▸ Job
Output the first line of the listing and each line after it, up to and including the line that contains "fontsize=15, fontweight='bold')", exactly as written, minus the pictures.
───── Provided data
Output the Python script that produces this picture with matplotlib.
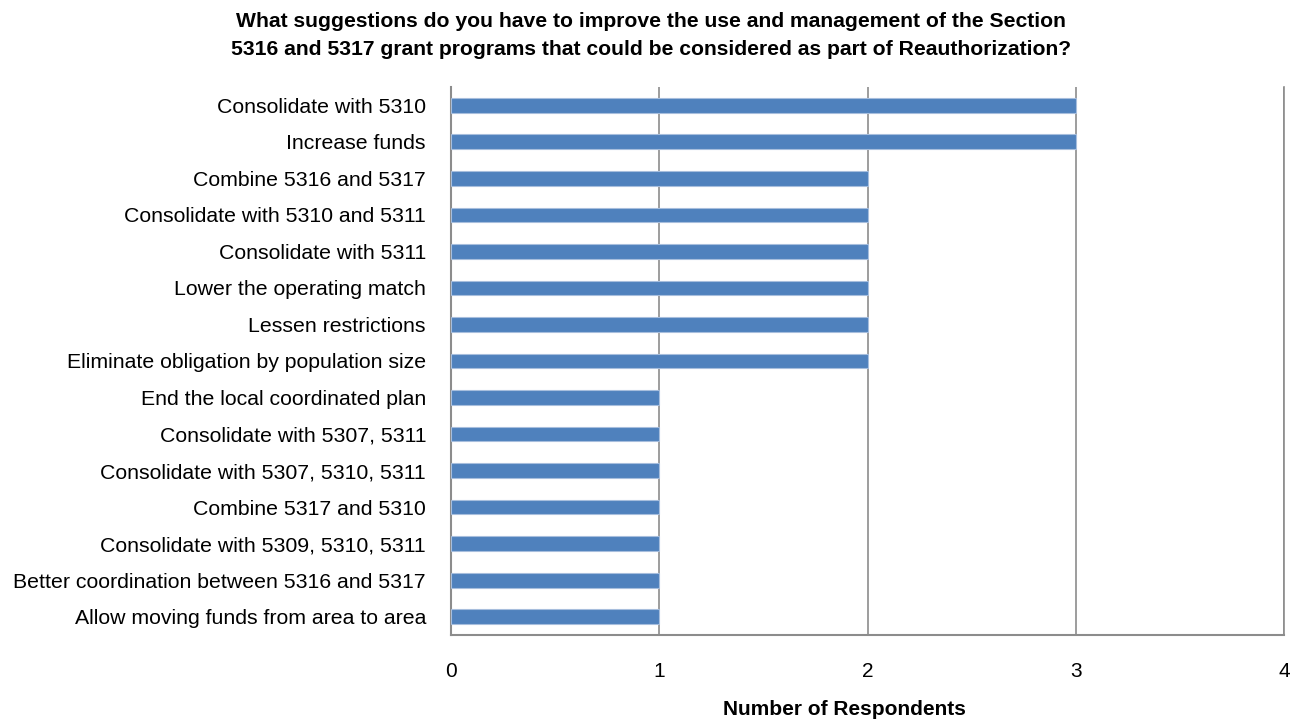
import matplotlib
matplotlib.use("Agg")
import matplotlib.pyplot as plt

categories = [
    "Consolidate with 5310",
    "Increase funds",
    "Combine 5316 and 5317",
    "Consolidate with 5310 and 5311",
    "Consolidate with 5311",
    "Lower the operating match",
    "Lessen restrictions",
    "Eliminate obligation by population size",
    "End the local coordinated plan",
    "Consolidate with 5307, 5311",
    "Consolidate with 5307, 5310, 5311",
    "Combine 5317 and 5310",
    "Consolidate with 5309, 5310, 5311",
    "Better coordination between 5316 and 5317",
    "Allow moving funds from area to area",
]
values = [3, 3, 2, 2, 2, 2, 2, 2, 1, 1, 1, 1, 1, 1, 1]
xticks = [0, 1, 2, 3, 4]

plt.rcParams['font.family'] = ['Liberation Sans', 'DejaVu Sans']

fig = plt.figure(figsize=(12.91, 7.21), dpi=100)
ax = fig.add_axes([451/1291, 1-635/721, (1284-451)/1291, (635-87)/721])

ypos = list(range(len(categories)))
ax.barh(ypos, values, height=0.4, color="#4F81BD", edgecolor="#A7BEDD", linewidth=0.8, zorder=3)
ax.set_ylim(len(categories)-0.5, -0.5)
ax.set_xlim(0, 4)
ax.set_yticks(ypos)
ax.set_yticklabels(categories, fontsize=15.3)
ax.set_xticks(xticks)
ax.set_xticklabels([str(t) for t in xticks], fontsize=15)
ax.tick_params(axis='both', length=0)
ax.tick_params(axis='x', pad=19.5)
ax.tick_params(axis='y', pad=18)
ax.xaxis.grid(True, color="#8C8C8C", linewidth=1.2, zorder=0)
ax.spines['top'].set_visible(False)
ax.spines['right'].set_color("#8C8C8C")
ax.spines['right'].set_linewidth(1.2)
for s in ['left', 'bottom']:
    ax.spines[s].set_color("#8C8C8C")
    ax.spines[s].set_linewidth(1.5)

fig.text(844/1291, 1-715/721, "Number of Respondents", ha='center', va='baseline',
         fontsize=15, fontweight='bold')

fig.text(651/1291, 1-27/721,
         "What suggestions do you have to improve the use and management of the Section",
         ha='center', va='baseline', fontsize=15.2, fontweight='bold')
fig.text(651/1291, 1-55/721,
         "5316 and 5317 grant programs that could be considered as part of Reauthorization?",
         ha='center', va='baseline', fontsize=15.2, fontweight='bold')

fig.savefig("out.png", dpi=100)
──────────
▸ Written answer
Output the Python script that produces this picture with matplotlib.
import matplotlib
matplotlib.use("Agg")
import matplotlib.pyplot as plt

categories = [
    "Consolidate with 5310",
    "Increase funds",
    "Combine 5316 and 5317",
    "Consolidate with 5310 and 5311",
    "Consolidate with 5311",
    "Lower the operating match",
    "Lessen restrictions",
    "Eliminate obligation by population size",
    "End the local coordinated plan",
    "Consolidate with 5307, 5311",
    "Consolidate with 5307, 5310, 5311",
    "Combine 5317 and 5310",
    "Consolidate with 5309, 5310, 5311",
    "Better coordination between 5316 and 5317",
    "Allow moving funds from area to area",
]
values = [3, 3, 2, 2, 2, 2, 2, 2, 1, 1, 1, 1, 1, 1, 1]
xticks = [0, 1, 2, 3, 4]

plt.rcParams['font.family'] = ['Liberation Sans', 'DejaVu Sans']

fig = plt.figure(figsize=(12.91, 7.21), dpi=100)
ax = fig.add_axes([451/1291, 1-635/721, (1284-451)/1291, (635-87)/721])

ypos = list(range(len(categories)))
ax.barh(ypos, values, height=0.4, color="#4F81BD", edgecolor="#A7BEDD", linewidth=0.8, zorder=3)
ax.set_ylim(len(categories)-0.5, -0.5)
ax.set_xlim(0, 4)
ax.set_yticks(ypos)
ax.set_yticklabels(categories, fontsize=15.3)
ax.set_xticks(xticks)
ax.set_xticklabels([str(t) for t in xticks], fontsize=15)
ax.tick_params(axis='both', length=0)
ax.tick_params(axis='x', pad=19.5)
ax.tick_params(axis='y', pad=18)
ax.xaxis.grid(True, color="#8C8C8C", linewidth=1.2, zorder=0)
ax.spines['top'].set_visible(False)
ax.spines['right'].set_color("#8C8C8C")
ax.spines['right'].set_linewidth(1.2)
for s in ['left', 'bottom']:
    ax.spines[s].set_color("#8C8C8C")
    ax.spines[s].set_linewidth(1.5)

fig.text(844/1291, 1-715/721, "Number of Respondents", ha='center', va='baseline',
         fontsize=15, fontweight='bold')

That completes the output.